Rethink premiums to keep group life in super, says actuary
Rice Warner says life insurance should remain an integral part of the superannuation system, despite calls from various quarters for its removal.
“We believe it would be possible to design insurance cover that is closer to the financial needs of members,” the actuary says in a discussion paper.
“Generally, insurance needs grow with the number of dependants in a family.”
Rice Warner says super funds could design group life policies around the characteristics of members based on age and family needs.
Using existing data, funds could shift the default sum insured to one based on needs – all without changing the premium or obtaining additional information from members.
“We would simply assess the amount of the claim based on the dependants at the time of death,” the actuary says.
Rice Warner says its research shows the average default cover for a 20-year-old is $120,000, dropping to $84,000 by the time they are 50.

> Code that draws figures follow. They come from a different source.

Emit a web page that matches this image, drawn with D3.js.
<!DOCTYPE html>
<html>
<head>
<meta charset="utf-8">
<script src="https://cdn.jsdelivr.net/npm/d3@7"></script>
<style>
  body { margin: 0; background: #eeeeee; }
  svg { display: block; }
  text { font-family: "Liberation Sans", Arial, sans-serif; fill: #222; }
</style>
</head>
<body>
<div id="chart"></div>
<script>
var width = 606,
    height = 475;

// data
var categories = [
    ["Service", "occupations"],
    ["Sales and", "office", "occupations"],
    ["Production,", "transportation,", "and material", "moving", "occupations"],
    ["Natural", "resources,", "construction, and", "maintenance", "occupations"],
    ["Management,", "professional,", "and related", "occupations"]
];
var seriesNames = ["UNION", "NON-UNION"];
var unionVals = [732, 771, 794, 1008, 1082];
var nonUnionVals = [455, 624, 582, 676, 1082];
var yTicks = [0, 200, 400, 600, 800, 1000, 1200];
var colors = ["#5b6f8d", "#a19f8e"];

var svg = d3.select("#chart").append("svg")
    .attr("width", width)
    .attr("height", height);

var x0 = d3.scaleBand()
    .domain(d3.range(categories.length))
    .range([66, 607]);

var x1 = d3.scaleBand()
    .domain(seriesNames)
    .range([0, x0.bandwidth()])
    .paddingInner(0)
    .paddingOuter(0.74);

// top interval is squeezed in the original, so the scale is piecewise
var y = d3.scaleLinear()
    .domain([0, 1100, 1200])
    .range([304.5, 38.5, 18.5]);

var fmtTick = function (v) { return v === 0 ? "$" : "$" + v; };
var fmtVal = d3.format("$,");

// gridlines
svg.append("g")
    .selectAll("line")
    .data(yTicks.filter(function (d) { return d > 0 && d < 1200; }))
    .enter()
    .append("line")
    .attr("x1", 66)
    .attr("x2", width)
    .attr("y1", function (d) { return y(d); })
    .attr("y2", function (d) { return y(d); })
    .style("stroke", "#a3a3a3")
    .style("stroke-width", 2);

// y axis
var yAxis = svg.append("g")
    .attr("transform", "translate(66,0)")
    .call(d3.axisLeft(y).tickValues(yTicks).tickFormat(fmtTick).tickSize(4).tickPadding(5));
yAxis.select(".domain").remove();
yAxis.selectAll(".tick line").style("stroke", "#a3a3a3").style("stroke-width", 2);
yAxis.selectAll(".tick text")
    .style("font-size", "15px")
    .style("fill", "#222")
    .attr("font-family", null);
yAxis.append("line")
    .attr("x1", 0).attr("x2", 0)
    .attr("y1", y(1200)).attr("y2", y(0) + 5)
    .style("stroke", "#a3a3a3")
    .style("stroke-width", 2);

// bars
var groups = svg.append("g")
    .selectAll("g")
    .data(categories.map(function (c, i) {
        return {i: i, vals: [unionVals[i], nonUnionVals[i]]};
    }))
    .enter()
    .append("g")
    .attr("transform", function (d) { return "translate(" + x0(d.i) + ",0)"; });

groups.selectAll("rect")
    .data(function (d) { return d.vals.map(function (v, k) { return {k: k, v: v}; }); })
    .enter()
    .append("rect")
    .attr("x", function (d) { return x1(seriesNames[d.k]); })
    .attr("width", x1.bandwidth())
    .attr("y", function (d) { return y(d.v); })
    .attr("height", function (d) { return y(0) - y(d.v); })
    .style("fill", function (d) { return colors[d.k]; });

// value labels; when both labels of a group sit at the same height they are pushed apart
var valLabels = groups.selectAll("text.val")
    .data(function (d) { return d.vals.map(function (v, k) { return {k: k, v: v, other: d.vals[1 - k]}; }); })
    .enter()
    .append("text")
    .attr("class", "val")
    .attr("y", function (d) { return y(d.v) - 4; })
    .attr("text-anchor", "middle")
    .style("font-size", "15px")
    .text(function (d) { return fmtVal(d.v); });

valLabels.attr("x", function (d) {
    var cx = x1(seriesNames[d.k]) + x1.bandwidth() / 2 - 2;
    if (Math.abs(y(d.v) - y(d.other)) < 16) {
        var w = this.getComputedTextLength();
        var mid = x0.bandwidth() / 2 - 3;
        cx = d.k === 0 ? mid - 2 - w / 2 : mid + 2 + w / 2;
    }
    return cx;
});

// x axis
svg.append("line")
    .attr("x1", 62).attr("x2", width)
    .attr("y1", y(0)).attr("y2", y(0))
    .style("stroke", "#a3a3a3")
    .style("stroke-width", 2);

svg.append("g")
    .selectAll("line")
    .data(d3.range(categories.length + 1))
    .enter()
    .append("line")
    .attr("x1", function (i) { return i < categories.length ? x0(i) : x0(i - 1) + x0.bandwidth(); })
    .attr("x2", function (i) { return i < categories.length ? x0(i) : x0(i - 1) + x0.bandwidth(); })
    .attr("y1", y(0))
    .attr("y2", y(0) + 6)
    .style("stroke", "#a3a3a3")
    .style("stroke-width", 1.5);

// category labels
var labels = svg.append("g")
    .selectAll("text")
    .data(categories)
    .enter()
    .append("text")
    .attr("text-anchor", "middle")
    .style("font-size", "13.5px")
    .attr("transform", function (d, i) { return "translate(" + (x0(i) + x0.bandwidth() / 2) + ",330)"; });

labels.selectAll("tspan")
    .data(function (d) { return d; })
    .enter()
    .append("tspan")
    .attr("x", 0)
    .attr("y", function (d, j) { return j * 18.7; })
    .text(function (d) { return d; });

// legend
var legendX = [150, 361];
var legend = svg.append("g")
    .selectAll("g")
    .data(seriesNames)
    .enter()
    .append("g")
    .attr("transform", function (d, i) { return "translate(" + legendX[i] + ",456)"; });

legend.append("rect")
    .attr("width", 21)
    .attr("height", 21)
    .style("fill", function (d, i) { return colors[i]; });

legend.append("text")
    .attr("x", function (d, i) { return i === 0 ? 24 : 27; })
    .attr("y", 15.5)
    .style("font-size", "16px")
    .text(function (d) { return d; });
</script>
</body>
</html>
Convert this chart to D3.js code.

Its proposed default cover for a single 20-year-old would be $42,000, rising to $681,000 if married with two children. The 50-year-old default cover would be $124,000.
The super industry has responded to some of these issues, with Cbus to begin a crackdown on young people paying unnecessary premiums.
But premium reductions will not happen overnight, Rice Warner says.
“Progress is unlikely to be quick on this front as typical insurance contracts are for three years. Funds will likely have to wait until they can renegotiate.”
Rice Warner says insurers and funds will face pressure from governments and media to make changes sooner. Financial Services Minister Kelly O’Dwyer has already asked the Australian Prudential Regulation Authority to examine mechanisms for fund members to opt-out of automatic cover.